To further examine how deployment of ECSs affects the UAV-aided edge computing network under consideration, we plotted the changes in the average latency in
Figure 5 with the number of ECSs. As anticipated, the average latency consistently decreases with an increase in the number of ECSs. An increase in ECSs will significantly enhance network computation, resulting in a reduction in the average latency. However, it is worth noting that there is a limit to the benefits of increasing ECSs. Specifically, deploying 6 ECSs only results in a reduction of around 0.2 s. When there are five or more ECSs, increasing the number of ECSs does not significantly reduce the average latency. This is because queuing is eliminated in the network when there are sufficient ECSs, and the latency of the network is mainly determined by the sending latency. The above event highlights the significance of logically strategizing the number of ECSs deployed, which is also a notable aspect of edge computing research. Furthermore, it is observed that the PBJO algorithm achieves a lower average delay than the two extreme algorithms, reaffirming its superiority. We have observed a fascinating phenomenon in which the disparity between PBJO and the other baseline algorithms initially rises and then falls in correlation with the number of ECSs. Specifically, with only one ECS, PBJO lags behind the other algorithms by a mere 0.1 s. However, PBJO boasts the most significant improvement when the number of ECSs is 2, achieving a decrease of 0.5 s. As the number of ECSs hits 6, the gap between the algorithms goes back to 0.1 s. When there are only a few ECSs, matching UEs and ECSs has minimal impact on system performance, and joint optimization brings only marginal improvement. However, as the number of ECSs increases, the computational offloading strategy plays a bigger role, and the benefits of employing PBJO become fully apparent. Further, when a large number of ECSs are present, the effect of computation offloading becomes minimal, and the gap between algorithms decreases accordingly.

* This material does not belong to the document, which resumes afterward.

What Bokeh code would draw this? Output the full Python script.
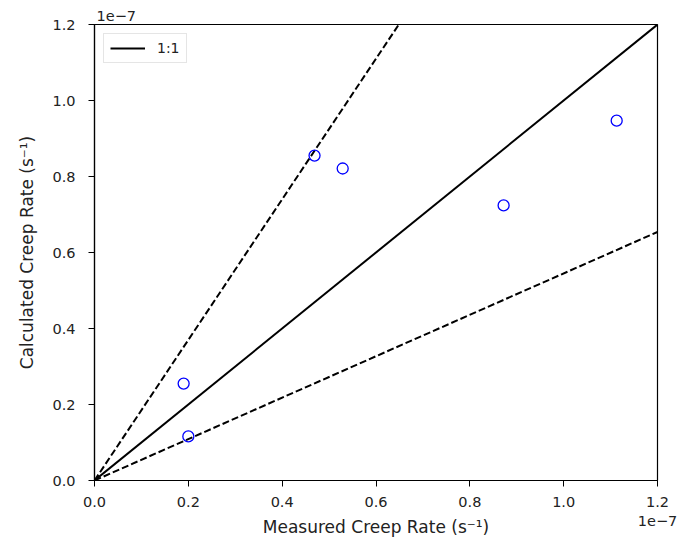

Additionally, we plotted the trend of average delay based on the number of UEs in
Figure 6. Clearly, the average delay constantly rises with an increase in UEs. It is undeniable that a greater quantity of UEs equals a heavier load on the network, causing a higher average delay. Furthermore, we observe an interesting phenomenon where the average delay produced by the PBJO algorithm experiences a significant increase whenever the number of UEs surpasses a multiple of three. For instance, the average delay increases from 1.15 s to 1.55 s when the number of UEs rises from 9 to 10, which is 5 times greater than when the number of UEs increases from 10 to 11. This is because there are three ECSs in the simulation environment. As a result, an additional UE means that one ECS will have to manage four UEs, thus leading to a rise in the average network delay. Furthermore, the figure illustrates that PBJO exhibits a decrease of at least 0.15 s in comparison to the two baseline algorithms, thereby confirming the algorithm’s efficacy.